Thursday, January 29, 2009

The Plain View Doctrine and Child Pornography

I'm a "computer engineer" from Greenhills and I do house calls to fix computers. That’s precisely what I try to do but since:

1. it takes me more than the 2 hours I promised I can have your computer up and running, and
2. you have to go to work, and
3. no one else available to keep watch over me (of course you do not trust me alone in your house),

you grudgingly allow me to bring your computer back to my shop in Greenhills. Before I leave though, you make a curious comment "May mga makikita ka jan na weird, kse weird ang taste ng kapatid ko."

As I work on your computer, I see a file which is (curiously) titled "XXX." I remember your comment and open the directory. In it I find pages of file names describing children performing sexual acts. I review a number of the files and determine that children depicted in the images were between the ages of 10 and 15. I call the police on December 23, 2008 and they go to my house on December 28, 2008. I show these filenames to them and turn over your computer.

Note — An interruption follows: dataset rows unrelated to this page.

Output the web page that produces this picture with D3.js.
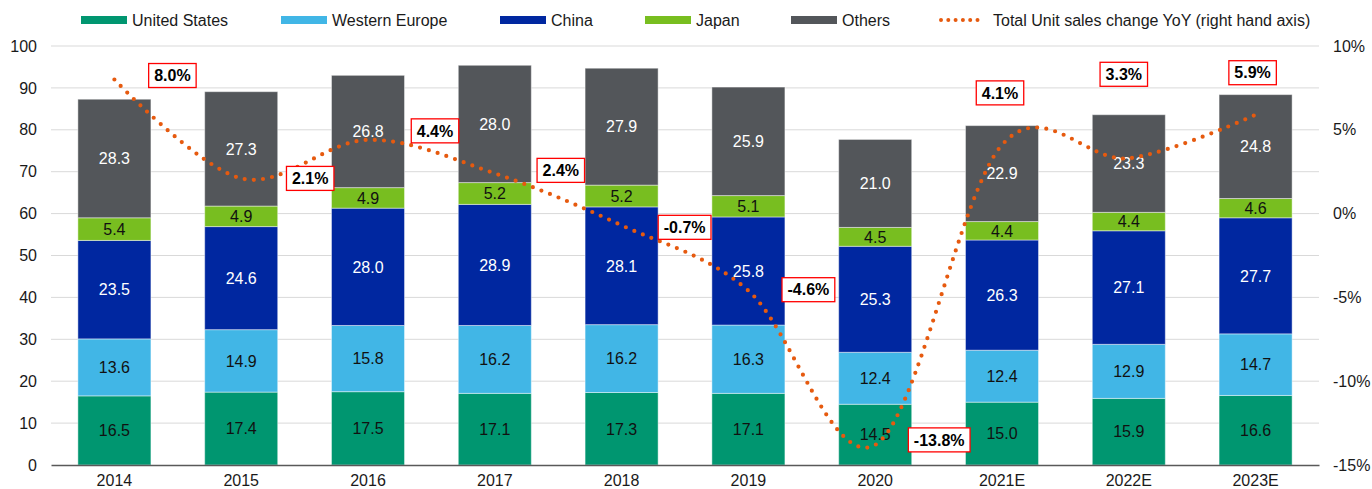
<!DOCTYPE html>
<html>
<head>
<meta charset="utf-8">
<script src="https://cdn.jsdelivr.net/npm/d3@7"></script>
<style>
  body { margin: 0; background: #fff; }
  text { font-family: "Liberation Sans", Arial, sans-serif; }
</style>
</head>
<body>
<div id="vis-container"></div>
<script>
// categories and values
var years = ["2014", "2015", "2016", "2017", "2018", "2019", "2020", "2021E", "2022E", "2023E"];
var unitedStates = [16.5, 17.4, 17.5, 17.1, 17.3, 17.1, 14.5, 15.0, 15.9, 16.6];
var westernEurope = [13.6, 14.9, 15.8, 16.2, 16.2, 16.3, 12.4, 12.4, 12.9, 14.7];
var china = [23.5, 24.6, 28.0, 28.9, 28.1, 25.8, 25.3, 26.3, 27.1, 27.7];
var japan = [5.4, 4.9, 4.9, 5.2, 5.2, 5.1, 4.5, 4.4, 4.4, 4.6];
var others = [28.3, 27.3, 26.8, 28.0, 27.9, 25.9, 21.0, 22.9, 23.3, 24.8];
var yoyChange = [8.0, 2.1, 4.4, 2.4, -0.7, -4.6, -13.8, 4.1, 3.3, 5.9];

var leftTicks = [0, 10, 20, 30, 40, 50, 60, 70, 80, 90, 100];
var rightTicks = [-15, -10, -5, 0, 5, 10];

var series = [
    { name: "United States", values: unitedStates, color: "#009670", text: "#111" },
    { name: "Western Europe", values: westernEurope, color: "#41B6E6", text: "#111" },
    { name: "China", values: china, color: "#0027A0", text: "#fff" },
    { name: "Japan", values: japan, color: "#78BE20", text: "#111" },
    { name: "Others", values: others, color: "#53565A", text: "#fff" }
];
var lineName = "Total Unit sales change YoY (right hand axis)";
var lineColor = "#E65A0F";

// where the YoY callouts sit relative to their point (px), placed by hand in the original
var calloutOffset = [[58, -4], [69, 0], [67, -9], [66, -3], [63, 2], [60, -1], [64, -5], [-2, -52], [-5, -84], [-3, -42]];

var width = 1372;
var height = 489;
var margins = { top: 46, right: 53, bottom: 24, left: 51 };
var visWidth = width - margins.left - margins.right;
var visHeight = height - margins.top - margins.bottom;

var svg = d3.select("#vis-container").append("svg")
    .attr("width", width)
    .attr("height", height);

var viewport = svg.append("g")
    .attr("transform", "translate(" + margins.left + "," + margins.top + ")");

var x = d3.scaleBand().domain(years).range([0, visWidth]).paddingInner(0.424).paddingOuter(0.212);
var y = d3.scaleLinear().domain([0, 100]).range([visHeight, 0]);
var yRight = d3.scaleLinear().domain([-15, 10]).range([visHeight, 0]);

// gridlines
viewport.append("g").selectAll("line")
    .data(leftTicks.filter(d => d > 0)).enter()
    .append("line")
    .attr("x1", 0).attr("x2", visWidth)
    .attr("y1", d => y(d)).attr("y2", d => y(d))
    .attr("stroke", "#D9D9D9").attr("stroke-width", 1);

// stacked bars
var rows = years.map((yr, i) => {
    var r = { year: yr };
    series.forEach(s => { r[s.name] = s.values[i]; });
    return r;
});
var stack = d3.stack().keys(series.map(s => s.name))(rows);

var layers = viewport.append("g").selectAll("g")
    .data(stack).enter()
    .append("g");

layers.each(function(layer, li) {
    var s = series[li];
    var g = d3.select(this);
    g.selectAll("rect")
        .data(layer).enter()
        .append("rect")
        .attr("x", d => x(d.data.year))
        .attr("width", x.bandwidth())
        .attr("y", d => y(d[1]))
        .attr("height", d => y(d[0]) - y(d[1]))
        .attr("fill", s.color)
        .attr("stroke", "rgba(255,255,255,0.45)")
        .attr("stroke-width", 1);
    g.selectAll("text")
        .data(layer).enter()
        .append("text")
        .attr("x", d => x(d.data.year) + x.bandwidth() / 2)
        .attr("y", d => (y(d[0]) + y(d[1])) / 2)
        .attr("dy", "0.36em")
        .attr("text-anchor", "middle")
        .attr("font-size", 16)
        .attr("fill", s.text)
        .text(d => (d[1] - d[0]).toFixed(1));
});

// axes
var axisG = viewport.append("g");

var xAxis = axisG.append("g")
    .attr("transform", "translate(0," + visHeight + ")")
    .call(d3.axisBottom(x).tickSize(0).tickSizeOuter(0).tickPadding(10));
xAxis.select(".domain").attr("stroke", "#595959").attr("stroke-width", 1.3);

var yAxis = axisG.append("g")
    .call(d3.axisLeft(y).tickValues(leftTicks).tickSize(0).tickPadding(14));

var yAxisRight = axisG.append("g")
    .attr("transform", "translate(" + visWidth + ",0)")
    .call(d3.axisRight(yRight).tickValues(rightTicks).tickSize(0).tickPadding(14).tickFormat(d => d + "%"));

[xAxis, yAxis, yAxisRight].forEach(a => {
    a.selectAll("text").attr("font-size", 16).attr("fill", "#1a1a1a")
        .style("font-family", "'Liberation Sans', Arial, sans-serif");
});
yAxis.select(".domain").remove();
yAxisRight.select(".domain").remove();

// YoY line, smoothed like the spreadsheet one
var lineGen = d3.line()
    .x((d, i) => x(years[i]) + x.bandwidth() / 2)
    .y(d => yRight(d))
    .curve(d3.curveCatmullRom.alpha(0));

viewport.append("path")
    .attr("d", lineGen(yoyChange))
    .attr("fill", "none")
    .attr("stroke", lineColor)
    .attr("stroke-width", 4.2)
    .attr("stroke-linecap", "round")
    .attr("stroke-dasharray", "0 9.2");

// callouts
var callouts = viewport.append("g").selectAll("g")
    .data(yoyChange).enter()
    .append("g")
    .attr("transform", (d, i) => "translate(" + (x(years[i]) + x.bandwidth() / 2 + calloutOffset[i][0]) + "," + (yRight(d) + calloutOffset[i][1]) + ")");

callouts.append("text")
    .attr("text-anchor", "middle")
    .attr("dy", "0.36em")
    .attr("font-size", 16)
    .attr("font-weight", "bold")
    .attr("fill", "#000")
    .text(d => d.toFixed(1) + "%");

callouts.each(function() {
    var g = d3.select(this);
    var bb = g.select("text").node().getBBox();
    g.insert("rect", "text")
        .attr("x", bb.x - 5.5)
        .attr("y", -12)
        .attr("width", bb.width + 11)
        .attr("height", 24)
        .attr("fill", "#fff")
        .attr("stroke", "#FF0000")
        .attr("stroke-width", 1.3);
});

// legend
var legendItems = series.map(s => ({ name: s.name, color: s.color, type: "bar" }))
    .concat([{ name: lineName, color: lineColor, type: "line" }]);
var legendX = [81, 281, 500, 645, 791, 940];

var legend = svg.append("g").selectAll("g")
    .data(legendItems).enter()
    .append("g")
    .attr("transform", (d, i) => "translate(" + legendX[i] + ",20)");

legend.filter(d => d.type === "bar").append("rect")
    .attr("x", 0).attr("y", -4)
    .attr("width", 46).attr("height", 8)
    .attr("fill", d => d.color);

legend.filter(d => d.type === "line").append("line")
    .attr("x1", 1).attr("x2", 41)
    .attr("stroke", d => d.color)
    .attr("stroke-width", 4)
    .attr("stroke-linecap", "round")
    .attr("stroke-dasharray", "0 7.3");

legend.append("text")
    .attr("x", d => d.type === "bar" ? 51 : 53)
    .attr("dy", "0.36em")
    .attr("font-size", 16)
    .attr("fill", "#1a1a1a")
    .text(d => d.name);
</script>
</body>
</html>
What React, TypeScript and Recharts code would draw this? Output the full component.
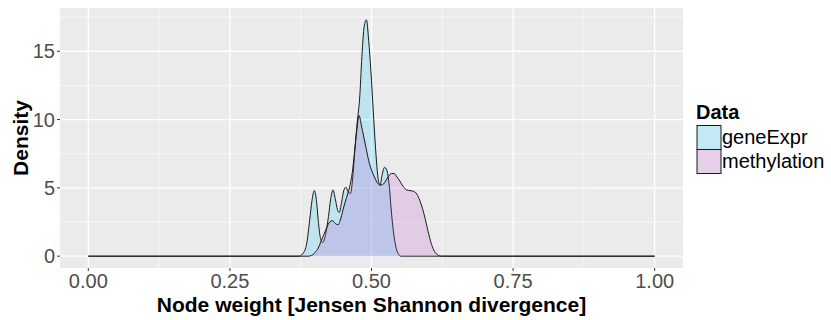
import React from 'react';
import { AreaChart, Area, XAxis, YAxis, CartesianGrid, Label } from 'recharts';

// density estimates for the two data sets (x = node weight, y = density)
const geneX = [
  0, 0.372, 0.378, 0.385, 0.391, 0.395, 0.399, 0.403, 0.406, 0.41, 0.414, 0.419, 0.424, 0.428, 0.432, 0.436,
  0.44, 0.443, 0.447, 0.451, 0.455, 0.459, 0.463, 0.467, 0.471, 0.475, 0.479, 0.483, 0.487, 0.491, 0.495,
  0.499, 0.503, 0.507, 0.511, 0.515, 0.519, 0.523, 0.527, 0.531, 0.535, 0.539, 0.543, 0.547, 0.552, 1,
];
const geneY = [
  0, 0, 0.15, 0.8, 2.7, 4.1, 4.8, 4.0, 2.6, 1.3, 1.0, 1.6, 2.9, 4.2, 4.85, 4.2,
  3.4, 3.2, 3.9, 4.8, 5.05, 4.7, 4.6, 5.8, 8.0, 9.9, 11.5, 14.6, 16.8, 17.3, 15.8,
  13.5, 10.7, 8.0, 5.9, 5.2, 6.0, 6.5, 6.3, 5.3, 3.3, 1.7, 0.7, 0.2, 0, 0,
];

const methX = [
  0, 0.388, 0.394, 0.4, 0.406, 0.411, 0.416, 0.421, 0.426, 0.431, 0.436, 0.441, 0.446, 0.451, 0.456, 0.461,
  0.466, 0.47, 0.474, 0.478, 0.482, 0.486, 0.49, 0.495, 0.5, 0.505, 0.51, 0.515, 0.52, 0.525, 0.53, 0.535,
  0.54, 0.545, 0.55, 0.556, 0.562, 0.568, 0.574, 0.58, 0.585, 0.59, 0.595, 0.6, 0.605, 0.61, 0.616, 0.624, 1,
];
const methY = [
  0, 0, 0.05, 0.25, 0.6, 1.1, 1.6, 2.1, 2.5, 2.6, 2.4, 2.3, 2.8, 3.6, 4.3, 5.0,
  6.1, 7.6, 9.2, 10.3, 9.6, 8.8, 8.0, 7.0, 6.3, 5.8, 5.4, 5.2, 5.25, 5.5, 5.85, 6.05,
  6.05, 5.8, 5.5, 5.1, 4.85, 4.8, 4.75, 4.55, 4.1, 3.5, 2.7, 1.8, 1.0, 0.45, 0.12, 0, 0,
];

const xTicks = [0, 0.25, 0.5, 0.75, 1];
const yTicks = [0, 5, 10, 15];
const xMinor = [0.125, 0.375, 0.625, 0.875];
const yMinor = [2.5, 7.5, 12.5, 17.5];

const series = [
  { key: 'geneExpr', color: '#10c8ff' },
  { key: 'methylation', color: '#b94bcd' },
];

const rows = Array.from(new Set([...geneX, ...methX]))
  .sort((a, b) => a - b)
  .map(x => {
    const gi = geneX.indexOf(x);
    const mi = methX.indexOf(x);
    return {
      x,
      geneExpr: gi >= 0 ? geneY[gi] : undefined,
      methylation: mi >= 0 ? methY[mi] : undefined,
    };
  });

const FONT = '"Liberation Sans", Arial, sans-serif';

const XTitle = (props: any) => {
  const vb = props.viewBox;
  return (
    <text x={vb.x + vb.width / 2} y={vb.y + 44} textAnchor="middle" fontFamily={FONT} fontSize={21} fontWeight="bold" fill="#000">
      Node weight [Jensen Shannon divergence]
    </text>
  );
};

const YTitle = (props: any) => {
  const vb = props.viewBox;
  const x = vb.x + 28;
  const y = vb.y + vb.height / 2;
  return (
    <text x={x} y={y} transform={`rotate(-90, ${x}, ${y})`} textAnchor="middle" fontFamily={FONT} fontSize={21} fontWeight="bold" fill="#000">
      Density
    </text>
  );
};

const App = () => {
  return (
    <div style={{ position: 'absolute', left: 0, top: 0, width: 831, height: 320, background: '#fff' }}>
      <AreaChart width={831} height={320} data={rows} margin={{ top: 8, right: 148, bottom: 0, left: 0 }}>
        <CartesianGrid fill="#ebebeb" stroke="#fff" strokeWidth={0.6} horizontalValues={yMinor} verticalValues={xMinor} />
        <CartesianGrid fill="none" stroke="#fff" strokeWidth={1.3} horizontalValues={yTicks} verticalValues={xTicks} />
        <XAxis
          type="number"
          dataKey="x"
          domain={[-0.05, 1.05]}
          allowDataOverflow
          ticks={xTicks}
          tickFormatter={(v: number) => v.toFixed(2)}
          height={52}
          axisLine={false}
          tickSize={3}
          tickMargin={3}
          tickLine={{ stroke: '#333' }}
          tick={{ fill: '#4d4d4d', fontSize: 20, fontFamily: FONT }}
        >
          <Label content={XTitle} />
        </XAxis>
        <YAxis
          type="number"
          domain={[-0.865, 18.165]}
          allowDataOverflow
          ticks={yTicks}
          width={60}
          axisLine={false}
          tickSize={3}
          tickMargin={2}
          tickLine={{ stroke: '#333' }}
          tick={{ fill: '#4d4d4d', fontSize: 20, fontFamily: FONT }}
        >
          <Label content={YTitle} />
        </YAxis>
        {series.map(s => (
          <Area
            key={s.key}
            dataKey={s.key}
            type="monotone"
            connectNulls
            isAnimationActive={false}
            fill={s.color}
            fillOpacity={0.2}
            stroke="#1a1a1a"
            strokeWidth={1}
            dot={false}
            activeDot={false}
          />
        ))}
      </AreaChart>
      <svg width={831} height={320} style={{ position: 'absolute', left: 0, top: 0, pointerEvents: 'none' }}>
        <text x={696} y={118.5} fontFamily={FONT} fontSize={20} fontWeight="bold" fill="#000">
          Data
        </text>
        {series.map((s, i) => (
          <g key={s.key}>
            <rect x={697} y={125.5 + i * 24} width={24} height={24} fill="#f2f2f2" />
            <rect x={697} y={125.5 + i * 24} width={24} height={24} fill={s.color} fillOpacity={0.2} stroke="#1a1a1a" strokeWidth={1} />
            <text x={722} y={143.5 + i * 24} fontFamily={FONT} fontSize={20} fill="#000">
              {s.key}
            </text>
          </g>
        ))}
      </svg>
    </div>
  );
};

export default App;
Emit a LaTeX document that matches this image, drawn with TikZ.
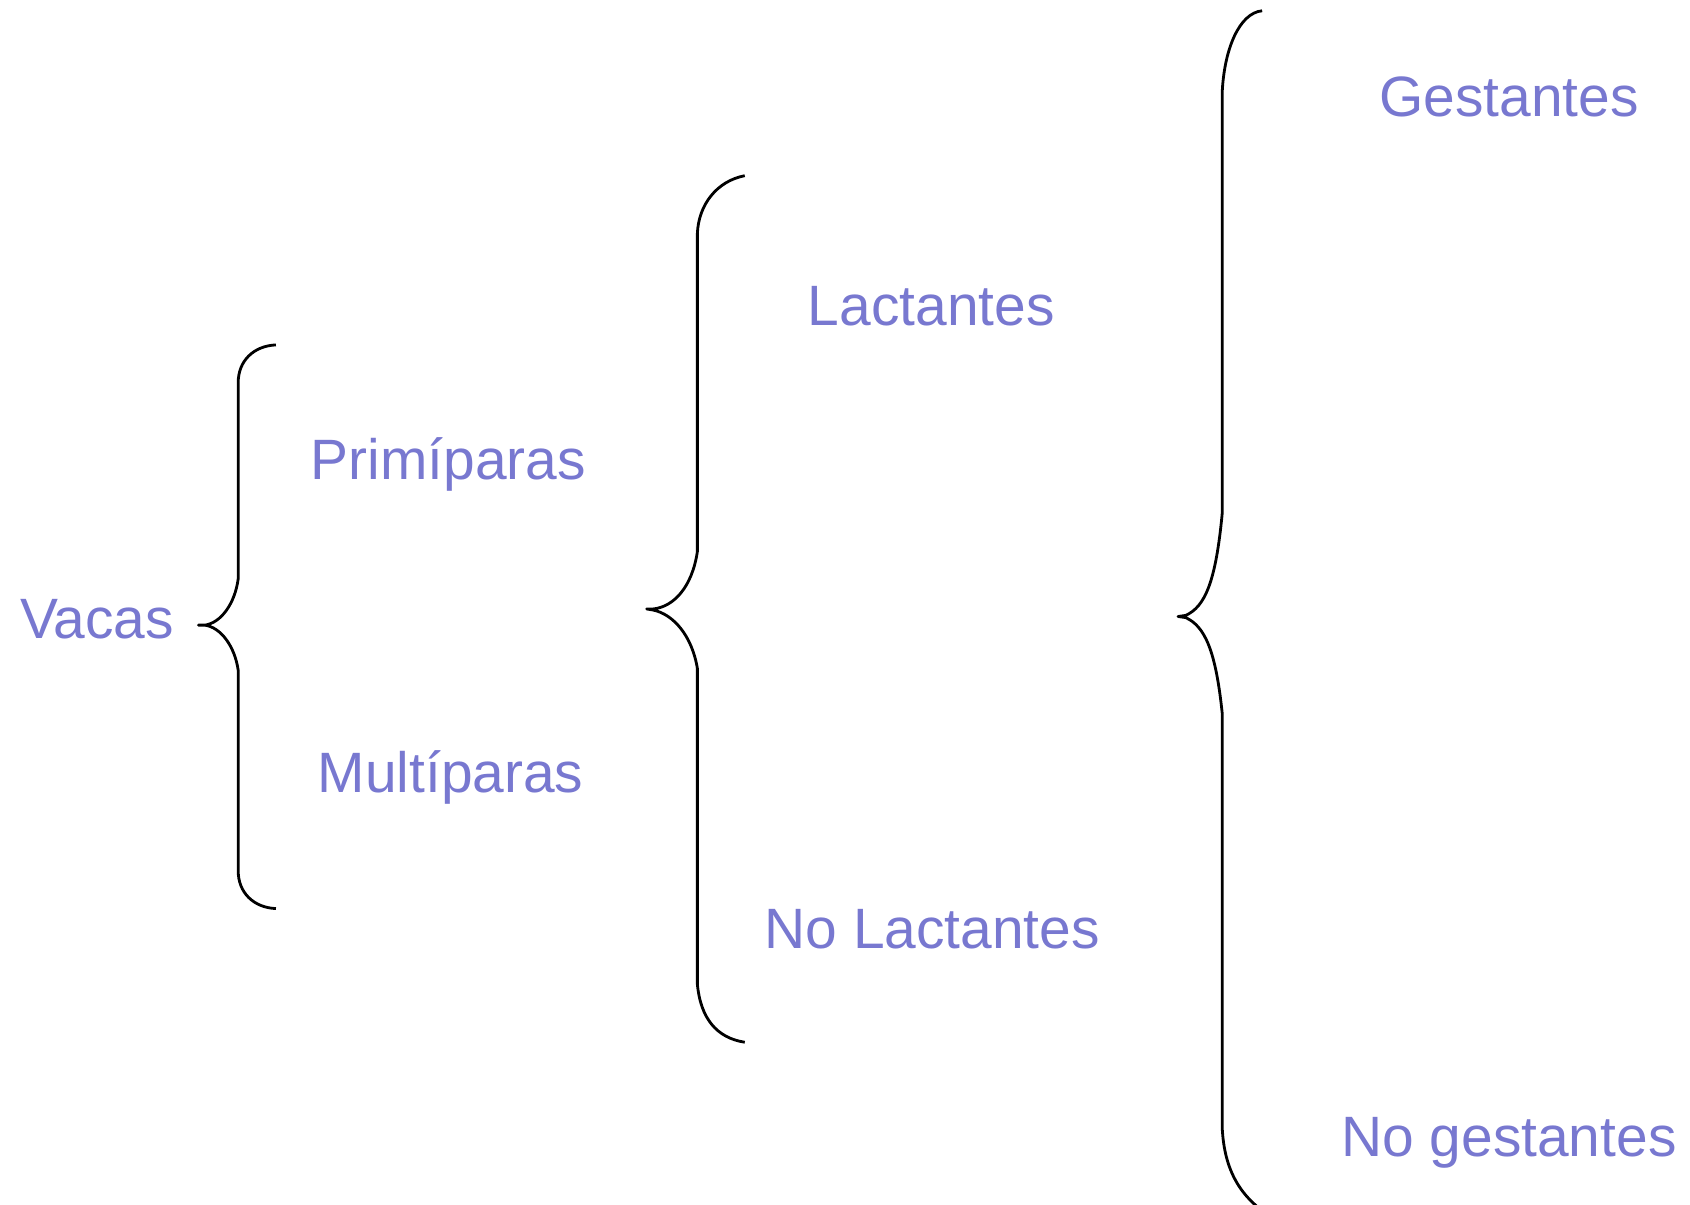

Thereafter a search warrant for your computer is obtained by the police and you are charged with violating the Anti-Child Pornography Law*

Your s(l)ick lawyer now wants to suppress the computer files for being a fruit of an illegal search. He argues the fact that your computer filenames were viewed amounts to an unreasonable search without warrant.

And I cry because you might just be right.

*In reality this is still pending in Congress.